東日本大震災、福島原発事故から9年。この3月に公開されたこの大作映画はあの事故の現場にいて、対応した東電の職員たちの姿を描くドキュメントだ。事実をベースにして最大限の再現を通して、あの日あそこで何があったのかに迫る。これだけの大作映画を作るためにどれだけの労力とお金をつぎ込んだか、想像を絶する。しかも、あれからまだ9年である。記憶も生々しい今、それでも、今だからこそ描ける、これは未来への提言だろう。今一度、あれはなんだったのか、これから何をするべきなのかを考えるためにも、この映画を見るべきなのかもしれない。
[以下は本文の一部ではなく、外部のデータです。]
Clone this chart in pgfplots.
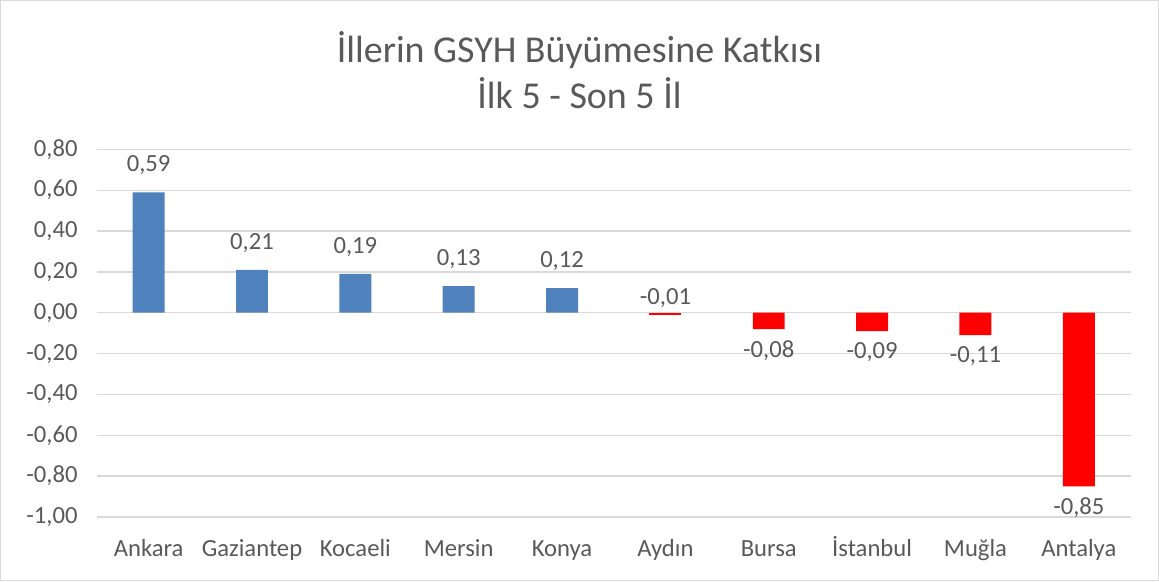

だけど、劇場は閑散としている。コロナウィルス感染防止のためでもあろう。映画館はどこも同じだろう。福島のことよりも目の前のコロナのことでみんないっぱいいっぱいだ。たぶん。余裕がない。この映画の最後に、「2020年、東京オリンピックの聖火リレーは福島からスタートする」、という字幕が出るのも悲しい。2011年の地震、津波、原発事故が思いもしない出来事であったことと同じように、今目の前のコロナウィルスもまさか、こんなことになるなんて、誰も想像しなかった。政府の初期対応、その後の政策は、この映画の描く政府の対応と呼応する。誰だって想定外の出来事に冷静な対応はなかなかできない。しかも、今後どうなるのかも想像できない事態に直面して、最大限の対応って、どうすることかなんてわからない。でも、現場では命を懸けてやれる限りのことをしている。
この映画を見ながら、心が苦しい。原発の中で戦った彼らの姿をヒロイックに描いている、なんていう感想も聞くが、そうじゃないだろ、と思う。あそこにいた彼らがどんな思いであそこで生きたかは想像を絶する。
そして、そんな彼らを描くこの映画の作り手たちは、どれだけの覚悟を抱いてこの映画を作ったか。それは見ていて痛いほどわかる。被災した人たちがこれをどう受け止めるかも含めて、細部まで嘘は描けない。正確に再現し、それがなんだったのかを伝える。映画としての完成度云々ではなく、ここに込められた祈りがどれだけ伝わるかが一番大切なこととなる。2時間苦しいけど、見終えて、厳粛な気持ちにさせられる。それだけでいい。たぶん。